Location: Chemistry ResearchTitle: The influence of light on small hive beetle (Aethina tumida) behavior and trap capture) Author
Submitted to: Apidologie
Publication Type: Peer reviewed journal
Publication Acceptance Date: 10/17/2011
Publication Date: 7/10/2012
Citation: Duehl, A.J., Arbogast, R.T., Sheridan, A.B., Teal, P.E. 2012. The influence of light on small hive beetle (Aethina tumida) behavior and trap capture. Apidologie. 43(4)417-424. Interpretive Summary: Small hive beetles are an important pest of bee hives and honey processing facilities in the Southeastern United States. They are particularly problematic when they decrease the success of queen rearing operations and lower the value of honey in processing facilities. The adults move between hosts but the larvae cause damage to equipment and eventually cause colonies to abscond. Scientists at the Center for Medical, Agricultural and Veterinary Entomology, ARS, USDA in Gainesville, FL, are developing integrated pest management tools to better control small hive beetle populations. By adding light emitting diodes (LEDs) to current traps and developing new traps to hold LEDs we were able to make the traps more effective. Out lab trials indicate that the improved traps can bring about 10 and 20 fold increases in trap capture of adults and larvae respectively. These traps will enable better research through more sensitive sampling and help stakeholders improve their honey and hive yields through better pest control.

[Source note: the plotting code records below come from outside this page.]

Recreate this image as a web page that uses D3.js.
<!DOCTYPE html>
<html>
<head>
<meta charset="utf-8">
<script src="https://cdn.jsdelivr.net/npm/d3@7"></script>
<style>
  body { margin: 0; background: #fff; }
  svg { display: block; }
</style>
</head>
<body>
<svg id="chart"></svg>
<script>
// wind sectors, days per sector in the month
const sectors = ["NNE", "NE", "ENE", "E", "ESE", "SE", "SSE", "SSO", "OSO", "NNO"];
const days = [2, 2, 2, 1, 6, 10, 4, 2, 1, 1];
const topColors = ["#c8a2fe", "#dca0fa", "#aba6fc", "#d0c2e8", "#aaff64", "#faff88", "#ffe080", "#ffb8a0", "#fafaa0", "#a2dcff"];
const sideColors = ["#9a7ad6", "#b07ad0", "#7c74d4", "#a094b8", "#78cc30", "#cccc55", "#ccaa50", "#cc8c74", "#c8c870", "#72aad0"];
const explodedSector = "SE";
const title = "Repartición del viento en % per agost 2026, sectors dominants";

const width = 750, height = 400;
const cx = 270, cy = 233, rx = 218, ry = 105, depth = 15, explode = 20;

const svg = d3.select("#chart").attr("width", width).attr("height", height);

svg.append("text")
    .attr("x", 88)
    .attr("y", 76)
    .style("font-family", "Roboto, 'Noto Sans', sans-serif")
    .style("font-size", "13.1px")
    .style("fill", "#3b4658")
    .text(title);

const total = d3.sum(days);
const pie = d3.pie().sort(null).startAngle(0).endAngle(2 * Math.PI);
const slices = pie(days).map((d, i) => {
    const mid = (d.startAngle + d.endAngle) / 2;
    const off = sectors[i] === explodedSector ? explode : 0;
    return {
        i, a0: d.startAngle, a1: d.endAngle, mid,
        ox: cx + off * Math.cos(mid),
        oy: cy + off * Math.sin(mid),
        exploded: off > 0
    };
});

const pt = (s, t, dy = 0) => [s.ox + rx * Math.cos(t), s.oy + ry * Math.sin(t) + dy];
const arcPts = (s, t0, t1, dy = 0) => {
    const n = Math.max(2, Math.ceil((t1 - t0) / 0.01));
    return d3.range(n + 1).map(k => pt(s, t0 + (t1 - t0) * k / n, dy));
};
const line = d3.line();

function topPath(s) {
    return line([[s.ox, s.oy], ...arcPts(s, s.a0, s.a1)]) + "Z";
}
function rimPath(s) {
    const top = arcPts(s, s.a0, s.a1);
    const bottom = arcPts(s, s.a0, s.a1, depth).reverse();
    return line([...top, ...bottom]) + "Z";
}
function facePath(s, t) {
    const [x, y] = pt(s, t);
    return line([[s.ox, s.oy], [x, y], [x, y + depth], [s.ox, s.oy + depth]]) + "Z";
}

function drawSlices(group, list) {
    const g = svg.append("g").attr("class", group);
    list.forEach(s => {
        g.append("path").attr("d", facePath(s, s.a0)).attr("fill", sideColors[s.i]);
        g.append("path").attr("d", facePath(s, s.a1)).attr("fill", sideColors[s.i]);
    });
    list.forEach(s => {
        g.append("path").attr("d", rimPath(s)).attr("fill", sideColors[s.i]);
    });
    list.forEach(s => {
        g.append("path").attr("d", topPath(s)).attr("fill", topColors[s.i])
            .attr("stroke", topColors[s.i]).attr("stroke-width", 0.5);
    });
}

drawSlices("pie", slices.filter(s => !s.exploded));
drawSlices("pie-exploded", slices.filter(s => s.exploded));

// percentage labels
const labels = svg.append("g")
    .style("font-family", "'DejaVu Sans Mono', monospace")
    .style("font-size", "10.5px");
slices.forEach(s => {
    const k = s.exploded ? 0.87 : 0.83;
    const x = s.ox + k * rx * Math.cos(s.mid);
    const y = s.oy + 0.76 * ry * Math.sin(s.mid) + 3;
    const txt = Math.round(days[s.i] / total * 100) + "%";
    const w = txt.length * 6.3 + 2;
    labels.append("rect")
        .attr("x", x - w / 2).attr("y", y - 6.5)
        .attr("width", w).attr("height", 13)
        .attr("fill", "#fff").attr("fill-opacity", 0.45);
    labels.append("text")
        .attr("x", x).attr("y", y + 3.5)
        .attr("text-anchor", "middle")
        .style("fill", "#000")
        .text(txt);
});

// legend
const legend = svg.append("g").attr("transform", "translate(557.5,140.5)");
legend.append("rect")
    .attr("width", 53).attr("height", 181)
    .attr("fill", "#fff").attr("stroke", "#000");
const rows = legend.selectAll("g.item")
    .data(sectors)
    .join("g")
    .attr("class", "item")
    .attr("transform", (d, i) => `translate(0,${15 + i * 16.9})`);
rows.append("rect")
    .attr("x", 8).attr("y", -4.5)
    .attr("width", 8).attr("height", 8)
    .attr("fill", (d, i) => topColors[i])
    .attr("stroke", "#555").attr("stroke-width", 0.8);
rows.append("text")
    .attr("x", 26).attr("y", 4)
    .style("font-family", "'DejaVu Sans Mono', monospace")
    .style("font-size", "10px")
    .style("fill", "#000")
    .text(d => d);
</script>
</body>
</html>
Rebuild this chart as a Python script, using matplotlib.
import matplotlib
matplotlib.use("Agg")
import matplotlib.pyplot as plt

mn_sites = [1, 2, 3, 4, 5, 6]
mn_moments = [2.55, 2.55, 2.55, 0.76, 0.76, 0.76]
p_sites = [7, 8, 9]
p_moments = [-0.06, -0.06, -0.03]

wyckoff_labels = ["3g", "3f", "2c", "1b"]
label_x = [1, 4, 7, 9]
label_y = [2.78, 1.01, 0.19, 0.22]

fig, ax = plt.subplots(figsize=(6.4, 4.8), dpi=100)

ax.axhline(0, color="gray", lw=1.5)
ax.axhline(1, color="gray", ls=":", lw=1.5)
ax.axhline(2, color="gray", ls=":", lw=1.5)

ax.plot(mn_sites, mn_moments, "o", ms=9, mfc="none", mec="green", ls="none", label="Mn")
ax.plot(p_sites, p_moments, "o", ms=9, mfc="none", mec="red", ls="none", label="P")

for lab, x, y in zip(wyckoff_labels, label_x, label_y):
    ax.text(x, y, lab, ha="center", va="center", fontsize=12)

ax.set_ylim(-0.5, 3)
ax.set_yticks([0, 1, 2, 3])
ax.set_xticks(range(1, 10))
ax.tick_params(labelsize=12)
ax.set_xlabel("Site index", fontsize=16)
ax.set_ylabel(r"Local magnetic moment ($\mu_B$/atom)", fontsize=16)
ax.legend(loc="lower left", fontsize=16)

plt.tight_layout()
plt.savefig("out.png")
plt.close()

Technical Abstract: The small hive beetle (Aethina tumida, Murray) is a major pest of honey bee (Apis mellifera) colonies, particularly in the Southeastern United States. We evaluated the small hive beetle’s (SHB) response to different wavelengths of the light spectrum and found that SHB larvae and adults were most attracted to the 390nm wavelength. Early instar larvae were not significantly attracted to light, while wandering larvae and adults exhibited strong positive phototaxis. The light response of the non-feeding larval stage indicates readiness to leave a hive and search for pupation locations. Laboratory competitive trapping trials showed that light increased trap catches more than 10 fold for adults and 20 fold for larvae compared to traps without light. Trap efficiency for larvae in dark sheds was 73%. Field trials demonstrated different features of photo-attraction; at field sites hanging traps with LEDs incorporated into the capture area did not capture more adults than unlit traps. Light traps in enclosed spaces effectively trapped both adults and larvae. Light shows promise for beetle control in locations where comb is stored or honey extracted.